- Written exercise: Every line of the listing must be reproduced as it stands. Leave the images behind.

- Supplied data:

────

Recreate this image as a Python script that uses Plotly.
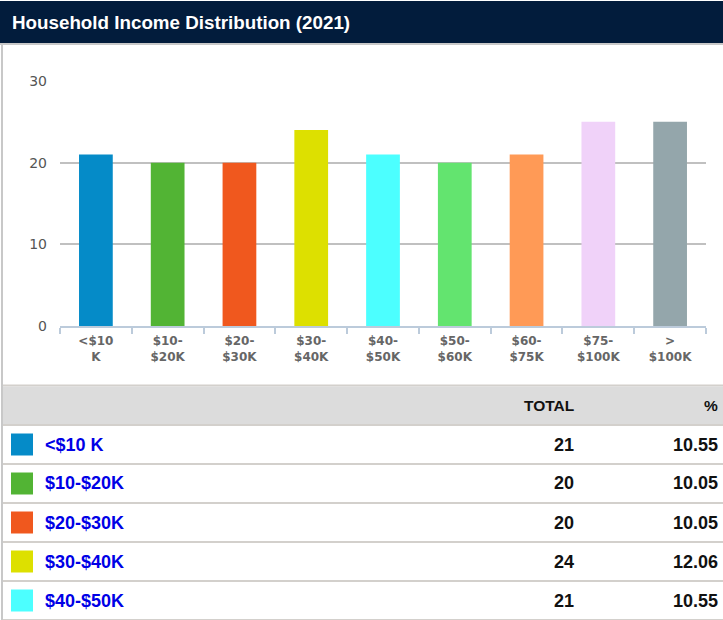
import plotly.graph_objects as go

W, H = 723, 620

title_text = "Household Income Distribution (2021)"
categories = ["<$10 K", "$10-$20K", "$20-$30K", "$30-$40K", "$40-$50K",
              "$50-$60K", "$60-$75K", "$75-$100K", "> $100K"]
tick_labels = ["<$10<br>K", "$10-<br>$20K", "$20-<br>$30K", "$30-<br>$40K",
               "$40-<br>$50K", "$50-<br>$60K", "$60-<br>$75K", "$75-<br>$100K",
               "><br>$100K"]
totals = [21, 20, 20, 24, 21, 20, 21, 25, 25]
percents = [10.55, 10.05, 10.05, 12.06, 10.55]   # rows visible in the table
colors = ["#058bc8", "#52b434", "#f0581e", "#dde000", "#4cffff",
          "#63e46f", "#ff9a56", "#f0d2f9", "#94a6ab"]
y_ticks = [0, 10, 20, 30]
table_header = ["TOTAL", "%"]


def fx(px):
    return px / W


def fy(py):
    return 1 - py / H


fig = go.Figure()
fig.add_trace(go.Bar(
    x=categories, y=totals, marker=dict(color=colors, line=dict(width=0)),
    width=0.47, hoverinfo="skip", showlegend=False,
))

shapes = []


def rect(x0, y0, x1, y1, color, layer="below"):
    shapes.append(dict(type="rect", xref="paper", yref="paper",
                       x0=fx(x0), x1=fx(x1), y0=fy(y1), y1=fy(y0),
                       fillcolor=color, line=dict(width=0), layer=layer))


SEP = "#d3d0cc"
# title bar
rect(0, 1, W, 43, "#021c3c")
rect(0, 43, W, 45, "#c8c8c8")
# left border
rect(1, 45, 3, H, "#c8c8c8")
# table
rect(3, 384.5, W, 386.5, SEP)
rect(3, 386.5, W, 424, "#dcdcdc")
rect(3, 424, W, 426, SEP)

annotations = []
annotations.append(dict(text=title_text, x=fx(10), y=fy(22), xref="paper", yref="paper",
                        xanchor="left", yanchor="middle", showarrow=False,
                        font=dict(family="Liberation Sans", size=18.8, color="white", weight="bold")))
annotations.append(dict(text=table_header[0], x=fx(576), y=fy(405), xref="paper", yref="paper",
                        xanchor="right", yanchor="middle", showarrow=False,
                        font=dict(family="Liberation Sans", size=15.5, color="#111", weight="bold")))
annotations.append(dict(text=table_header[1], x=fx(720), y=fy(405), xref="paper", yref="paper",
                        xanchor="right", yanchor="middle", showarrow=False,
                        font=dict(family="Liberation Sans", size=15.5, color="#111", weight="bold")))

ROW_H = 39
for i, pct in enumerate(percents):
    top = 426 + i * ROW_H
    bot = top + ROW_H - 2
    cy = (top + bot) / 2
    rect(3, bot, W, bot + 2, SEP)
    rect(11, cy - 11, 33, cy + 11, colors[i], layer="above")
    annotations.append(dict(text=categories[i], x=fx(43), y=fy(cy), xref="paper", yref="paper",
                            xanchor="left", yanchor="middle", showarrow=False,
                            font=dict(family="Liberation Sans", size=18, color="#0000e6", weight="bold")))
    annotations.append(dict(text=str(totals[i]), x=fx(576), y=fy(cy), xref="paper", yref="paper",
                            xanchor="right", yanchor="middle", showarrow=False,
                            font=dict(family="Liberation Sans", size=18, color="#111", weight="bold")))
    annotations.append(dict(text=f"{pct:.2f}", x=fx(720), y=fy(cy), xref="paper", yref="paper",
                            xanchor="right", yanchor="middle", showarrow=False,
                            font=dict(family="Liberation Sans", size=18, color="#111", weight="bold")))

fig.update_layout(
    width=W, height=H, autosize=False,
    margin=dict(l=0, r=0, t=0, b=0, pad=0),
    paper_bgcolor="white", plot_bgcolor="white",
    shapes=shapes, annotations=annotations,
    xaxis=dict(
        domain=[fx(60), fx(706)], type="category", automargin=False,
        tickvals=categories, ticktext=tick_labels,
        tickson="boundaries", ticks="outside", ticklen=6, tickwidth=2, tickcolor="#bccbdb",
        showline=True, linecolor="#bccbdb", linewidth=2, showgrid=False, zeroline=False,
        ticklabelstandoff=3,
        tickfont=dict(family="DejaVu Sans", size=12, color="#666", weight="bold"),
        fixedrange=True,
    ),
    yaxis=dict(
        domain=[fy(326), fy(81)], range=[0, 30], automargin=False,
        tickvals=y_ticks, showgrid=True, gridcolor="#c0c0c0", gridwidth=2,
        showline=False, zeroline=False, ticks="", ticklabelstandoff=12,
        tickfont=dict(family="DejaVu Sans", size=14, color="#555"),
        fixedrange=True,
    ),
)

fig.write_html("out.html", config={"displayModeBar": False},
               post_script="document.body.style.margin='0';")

────

- Final result:
Recreate this image as a Python script that uses Plotly.
import plotly.graph_objects as go

W, H = 723, 620

title_text = "Household Income Distribution (2021)"
categories = ["<$10 K", "$10-$20K", "$20-$30K", "$30-$40K", "$40-$50K",
              "$50-$60K", "$60-$75K", "$75-$100K", "> $100K"]
tick_labels = ["<$10<br>K", "$10-<br>$20K", "$20-<br>$30K", "$30-<br>$40K",
               "$40-<br>$50K", "$50-<br>$60K", "$60-<br>$75K", "$75-<br>$100K",
               "><br>$100K"]
totals = [21, 20, 20, 24, 21, 20, 21, 25, 25]
percents = [10.55, 10.05, 10.05, 12.06, 10.55]   # rows visible in the table
colors = ["#058bc8", "#52b434", "#f0581e", "#dde000", "#4cffff",
          "#63e46f", "#ff9a56", "#f0d2f9", "#94a6ab"]
y_ticks = [0, 10, 20, 30]
table_header = ["TOTAL", "%"]


def fx(px):
    return px / W


def fy(py):
    return 1 - py / H


fig = go.Figure()
fig.add_trace(go.Bar(
    x=categories, y=totals, marker=dict(color=colors, line=dict(width=0)),
    width=0.47, hoverinfo="skip", showlegend=False,
))

shapes = []


def rect(x0, y0, x1, y1, color, layer="below"):
    shapes.append(dict(type="rect", xref="paper", yref="paper",
                       x0=fx(x0), x1=fx(x1), y0=fy(y1), y1=fy(y0),
                       fillcolor=color, line=dict(width=0), layer=layer))


SEP = "#d3d0cc"
# title bar
rect(0, 1, W, 43, "#021c3c")
rect(0, 43, W, 45, "#c8c8c8")
# left border
rect(1, 45, 3, H, "#c8c8c8")
# table
rect(3, 384.5, W, 386.5, SEP)
rect(3, 386.5, W, 424, "#dcdcdc")
rect(3, 424, W, 426, SEP)

annotations = []
annotations.append(dict(text=title_text, x=fx(10), y=fy(22), xref="paper", yref="paper",
                        xanchor="left", yanchor="middle", showarrow=False,
                        font=dict(family="Liberation Sans", size=18.8, color="white", weight="bold")))
annotations.append(dict(text=table_header[0], x=fx(576), y=fy(405), xref="paper", yref="paper",
                        xanchor="right", yanchor="middle", showarrow=False,
                        font=dict(family="Liberation Sans", size=15.5, color="#111", weight="bold")))
annotations.append(dict(text=table_header[1], x=fx(720), y=fy(405), xref="paper", yref="paper",
                        xanchor="right", yanchor="middle", showarrow=False,
                        font=dict(family="Liberation Sans", size=15.5, color="#111", weight="bold")))

ROW_H = 39
for i, pct in enumerate(percents):
    top = 426 + i * ROW_H
    bot = top + ROW_H - 2
    cy = (top + bot) / 2
    rect(3, bot, W, bot + 2, SEP)
    rect(11, cy - 11, 33, cy + 11, colors[i], layer="above")
    annotations.append(dict(text=categories[i], x=fx(43), y=fy(cy), xref="paper", yref="paper",
                            xanchor="left", yanchor="middle", showarrow=False,
                            font=dict(family="Liberation Sans", size=18, color="#0000e6", weight="bold")))
    annotations.append(dict(text=str(totals[i]), x=fx(576), y=fy(cy), xref="paper", yref="paper",
                            xanchor="right", yanchor="middle", showarrow=False,
                            font=dict(family="Liberation Sans", size=18, color="#111", weight="bold")))
    annotations.append(dict(text=f"{pct:.2f}", x=fx(720), y=fy(cy), xref="paper", yref="paper",
                            xanchor="right", yanchor="middle", showarrow=False,
                            font=dict(family="Liberation Sans", size=18, color="#111", weight="bold")))

fig.update_layout(
    width=W, height=H, autosize=False,
    margin=dict(l=0, r=0, t=0, b=0, pad=0),
    paper_bgcolor="white", plot_bgcolor="white",
    shapes=shapes, annotations=annotations,
    xaxis=dict(
        domain=[fx(60), fx(706)], type="category", automargin=False,
        tickvals=categories, ticktext=tick_labels,
        tickson="boundaries", ticks="outside", ticklen=6, tickwidth=2, tickcolor="#bccbdb",
        showline=True, linecolor="#bccbdb", linewidth=2, showgrid=False, zeroline=False,
        ticklabelstandoff=3,
        tickfont=dict(family="DejaVu Sans", size=12, color="#666", weight="bold"),
        fixedrange=True,
    ),
    yaxis=dict(
        domain=[fy(326), fy(81)], range=[0, 30], automargin=False,
        tickvals=y_ticks, showgrid=True, gridcolor="#c0c0c0", gridwidth=2,
        showline=False, zeroline=False, ticks="", ticklabelstandoff=12,
        tickfont=dict(family="DejaVu Sans", size=14, color="#555"),
        fixedrange=True,
    ),
)

fig.write_html("out.html", config={"displayModeBar": False},
               post_script="document.body.style.margin='0';")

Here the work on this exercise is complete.